See below for “The corporate version” if you just want the “why am I qualified to teach this course” summary.

“Where on earth is that accent from?”

I grew up in Singapore and came to the UK to study over 20 years ago and somehow ended up with an accent that’s more American than I can fathom. Some questions have unexciting answers when answered without embellishment. I think this also applies to questions answered in the media – on health, wealth, relationships etc. – which is why people selling stuff embellish the beejeesus out of their answers.

“What are you?”

Someone actually worded the question that way. Granted I was in Sri Lanka and English was not his first language.

I’m a mixed race mongrel (human as far as I can tell). My parents are themselves mixed races too. The broad answer is I’m Singhalese/ Chinese. I’ve been described as being “from the internet”* as it’s not obvious which culture I identify with.

*he assured me that it was said as a compliment

“What qualifies you to create this course?”

If you’re asking, I’m guessing you mean besides my good ‘ol raw genius in just coming up with this course.

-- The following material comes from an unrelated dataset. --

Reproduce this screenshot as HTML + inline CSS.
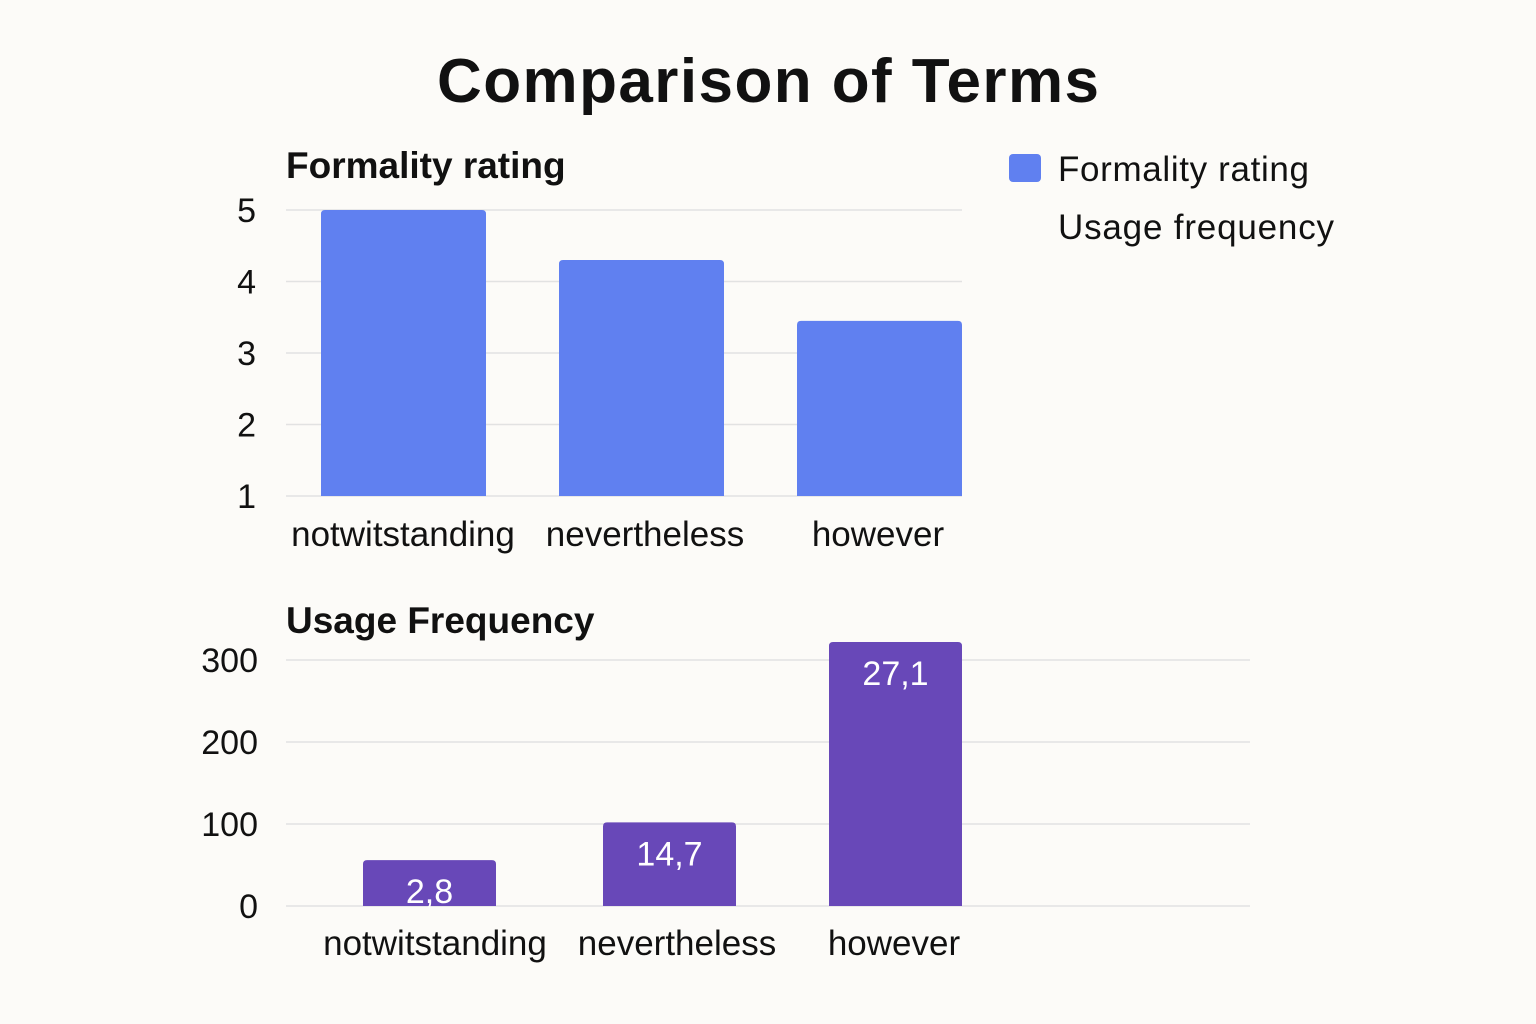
<!DOCTYPE html>
<html><head><meta charset="utf-8"><style>
html,body{margin:0;padding:0;background:#fcfbf8;}
svg{display:block;font-family:"Liberation Sans",sans-serif;}
</style></head><body>
<svg id="chart" width="1536" height="1024" viewBox="0 0 1536 1024">
<rect width="1536" height="1024" fill="#fcfbf8"/>
<text x="768" y="102" text-anchor="middle" font-size="62" font-weight="bold" fill="#111" textLength="662">Comparison of Terms</text>
<text x="286" y="178" font-size="37" font-weight="bold" fill="#111">Formality rating</text>
<text x="286" y="633" font-size="37" font-weight="bold" fill="#111">Usage Frequency</text>
<rect x="1009" y="154" width="32" height="28" rx="4" fill="#6080f0"/>
<text x="1058" y="181" font-size="35" fill="#111" textLength="251">Formality rating</text>
<text x="1058" y="239" font-size="35" fill="#111" textLength="276">Usage frequency</text>
<g id="topChart"></g><g id="bottomChart"></g>
</svg>
<script>
const categories = ["notwitstanding","nevertheless","however"];
const formalityValues = [5.0, 4.3, 3.45];
const formalityTicks = [1,2,3,4,5];
const usageValues = [56, 102, 322];
const usageLabels = ["2,8","14,7","27,1"];
const usageTicks = [0,100,200,300];
const NS = "http://www.w3.org/2000/svg";
function mk(tag, attrs, parent, text){const e=document.createElementNS(NS,tag);for(const k in attrs)e.setAttribute(k,attrs[k]);if(text!==undefined)e.textContent=text;parent.appendChild(e);return e;}
const topG = document.getElementById('topChart');
const yTop = v => 496 - (v-1)*71.5;
formalityTicks.forEach(t=>{
  const l=mk('line',{x1:286,x2:962,y1:yTop(t),y2:yTop(t),stroke:'#e2e2e2','stroke-width':1.5},topG);
  
  
  const tx=mk('text',{x:256,y:yTop(t)+12,'text-anchor':'end','font-size':34,fill:'#111'},topG,String(t));
  
  
});
const topBarX=[321,559,797], topBarW=165;
categories.forEach((c,i)=>{
  const y=yTop(formalityValues[i]);
  const b=mk('path',{d:`M${topBarX[i]},496 V${y+4} q0,-4 4,-4 H${topBarX[i]+topBarW-4} q4,0 4,4 V496 Z`,fill:'#6080f0'},topG);
  
  
  const t=mk('text',{x:[403,645,878][i],y:546,'text-anchor':'middle','font-size':35,fill:'#111'},topG,c);
  
  
});
const botG = document.getElementById('bottomChart');
const yBot = v => 906 - v*0.82;
usageTicks.forEach(t=>{
  const l=mk('line',{x1:286,x2:1250,y1:yBot(t),y2:yBot(t),stroke:'#e2e2e2','stroke-width':1.5},botG);
  
  
  const tx=mk('text',{x:258,y:yBot(t)+12,'text-anchor':'end','font-size':34,fill:'#111'},botG,String(t));
  
  
});
const botBarX=[363,603,829], botBarW=133, labelX=[435,677,894];
categories.forEach((c,i)=>{
  const y=yBot(usageValues[i]);
  const b=mk('path',{d:`M${botBarX[i]},906 V${y+4} q0,-4 4,-4 H${botBarX[i]+botBarW-4} q4,0 4,4 V906 Z`,fill:'#6848b8'},botG);
  
  
  const v=mk('text',{x:botBarX[i]+botBarW/2,y:y+43,'text-anchor':'middle','font-size':34,fill:'#fff'},botG,usageLabels[i]);
  
  
  const t=mk('text',{x:labelX[i],y:955,'text-anchor':'middle','font-size':35,fill:'#111'},botG,c);
  
  
});
</script>
</body></html>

Well, like all proper Asian parents, my parents wanted me to be “the doctor” (out of the holy trinity of professions: doctor, lawyer or accountant). But after I finished my BSc in Clinical Science, I opted not to go on to the medical years.

My parents were unsurprisingly gutted. But I managed to slightly placate them when I went on to do a Masters in Financial Analysis instead (close enough to being an accountant I suppose).

“But what has any of this got to do with cooking?”

So imagine the depths my parents’ horror when, after graduating, I became a chef.

The first person in my whole extended family to go to university and I voluntarily choose to work 16 hours a day in a hot kitchen! This was in the days before TV chefs were household names. And like most jobs it’s made to look more glamourous than it really is. I loved it though and worked in various kitchens for about 3 years.

Anyway, I then had a life in the corporate world, studied economics, meandered through life and ended up being a trainer who specialised in decision-making.

“How is a background in clinical science, analysis and decision-making relevant to a cooking course?”

Well, I’ve used my science education to cut through the crap about nutrition that’s being pedaled in the world. I can bring you a course that doesn’t try to sell you on the idea that one particular (miracle) thing is going to change your health forever.

I’m very well-read on nutrition and I’m aware of the confusing and conflicting information out there. It’s a relatively young science and scientists, nutritionists and physicians are still poking around trying to understand how our bodies respond to what we eat.

Like Michael Pollan who said “Eat  food, most plants, not too much”, I also attempt to keep it simple. I have my preference of moving away from highly processed food and I’ll share what I do but I make no claims that my diet philosophy is the best.

My analytical background trained me to look for patterns and trends, which helped me to chunk together the information into easily digestible pieces for you.

And my years as a corporate trainer, working with very busy people, have taught me the value of breaking down the information in small blocks and layering those blocks steadily to form an unforgettable foundation.

I also did a lot of work on decisions and behaviour. I’m using what I know about how we form habits (or don’t) to create a programme that will give you a better chance of success*.

*I think just about everything sits on a spectrum of likelihood. I’m suspicious of black and white statements or things said with undue certainty. This doesn’t mean that I don’t offer you any guarantees. I promise that I will keep working hard to help you succeed and if you don’t learn anything or if you’re unhappy with the course, you have 30 days to get all your money back.

“What else do you do that’s relevant?”

I’m a certified Tiny Habits Coach and can guide you as you build your habits, cooking or otherwise. I’ve spent years prior to this qualification learning about habits. I know how hard it is even when you know theoretically what to do.

I take a realistic approach that gives sustainable results. And through the Tiny Habits method, I learned the importance of celebration and how our progress can be accelerated when we attach a positive emotion to our activities (most peculiar for a grit-driven person like me).

I’m now better able to help clients (many of whom are grit-driven achievers) who may be tired of their less forgiving approach to getting things done/creating new habits.

“Why else is this course so forgiving?”

I spent a chunk of my adult life working long hours. I’ve lived in small London flats with bad kitchens. There were times when I survived on diabolical budgets as I failed at various start-ups. And for the past few years I’ve been extremely fortunate to live in places with amazing kitchens and a less restrictive budget.

So this course comes from some empathy for a number of different circumstances.

“Is there anything else I need to know?”

I’m not sure you needed to know any of the ramble above. I hope the glimpse of who I am has helped to give you an understanding of how this course came to be.